To Orbit!
John Wenskovitch
November 26, 2012
When I was in elementary school, I was obsessed with astronomy. I knew that in 1999, Pluto and Neptune would swap places in distance from the sun, and I begged my parents to build a rocket so that we could see it happen live. My brother was into trains and we went on train rides all the time, but (obviously) I never got to go into space.
My dream never died though, and my dream for the next step in space exploration is simple: cheap access to space for the masses. Not $200000 for a suborbital flight that lasts a few minutes, like Virgin Galactic is planning. No. Last month, I spent $375 to fly round-trip from Pittsburgh to Seattle, across an entire continent. I want to be able to spend that amount (and I'll settle for maybe a little more) for a ticket to the Moon and back again!

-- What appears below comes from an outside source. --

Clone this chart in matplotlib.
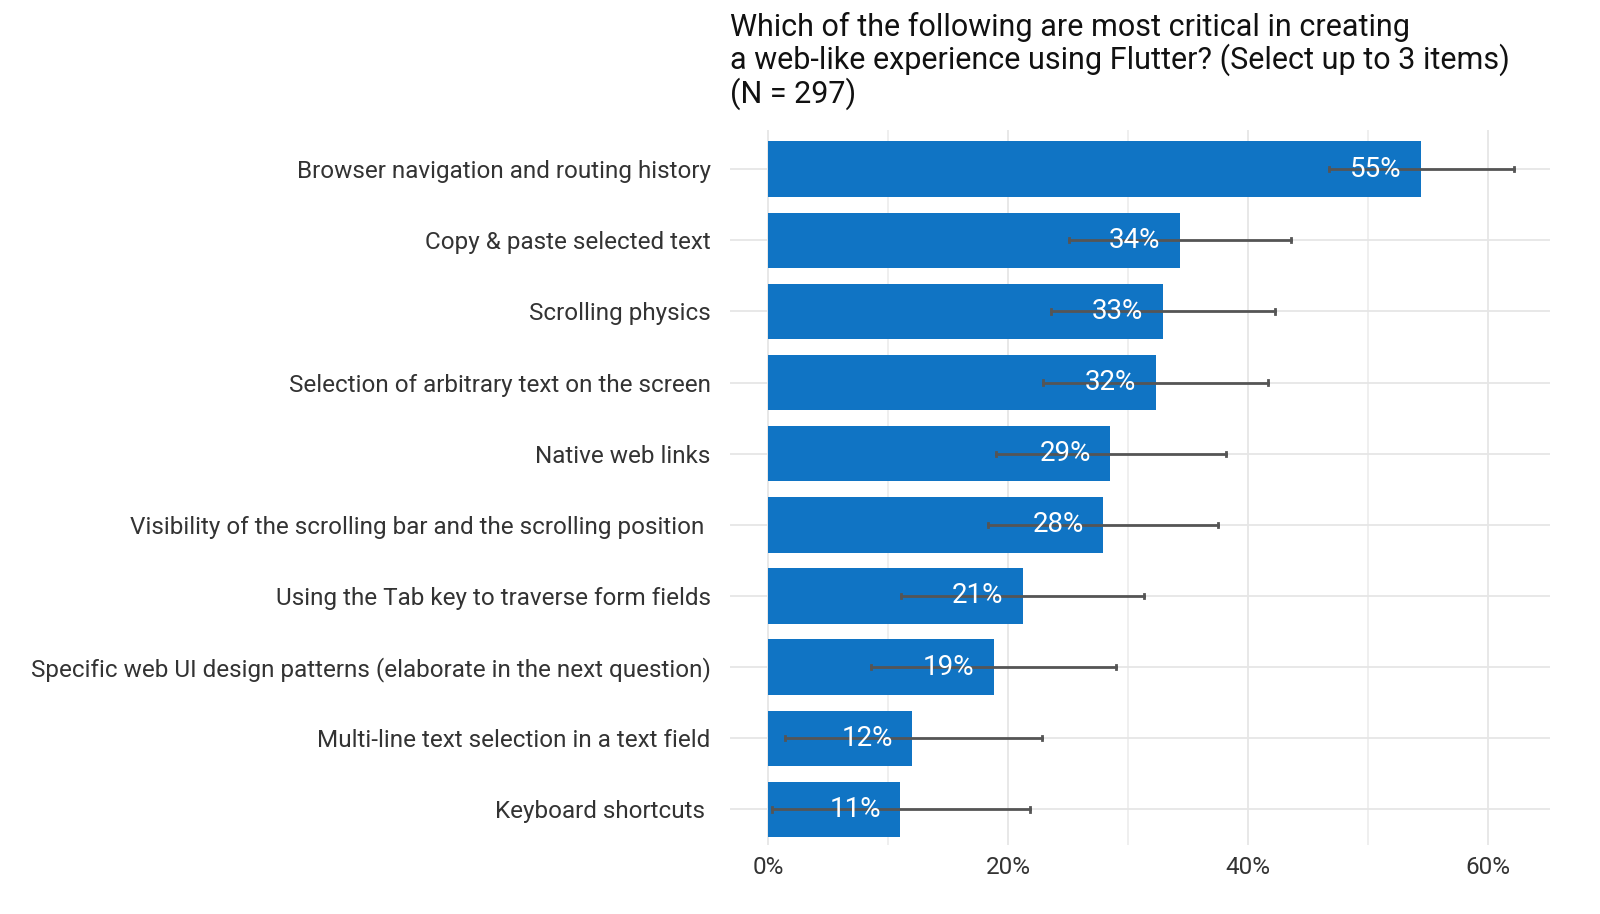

Obviously, this isn't going to happen overnight, so my dream needs a bit of infrastructure. A space elevator for starters, so that launching a few dozen people into orbit doesn't cost millions of dollars in fuel. An array of space stations in low Earth orbit (and in Lunar orbit, and Martian orbit, and throughout the solar system) - travel hubs that can provide access to the surface of other worlds. We can still launch probes to the gas giants and to the Kuiper Belt; I'm fascinated by those missions as well. But we also should be building up the foundation for the return of manned spaceflight, on a far grander scale than anything we've attempted as a species so far!
There are more than seven billion people living on Earth right now, and in the past 51 years, just over 500 have been to space. I'd rather have the odds of getting there be more like a coin flip and less like a nine-figure lottery.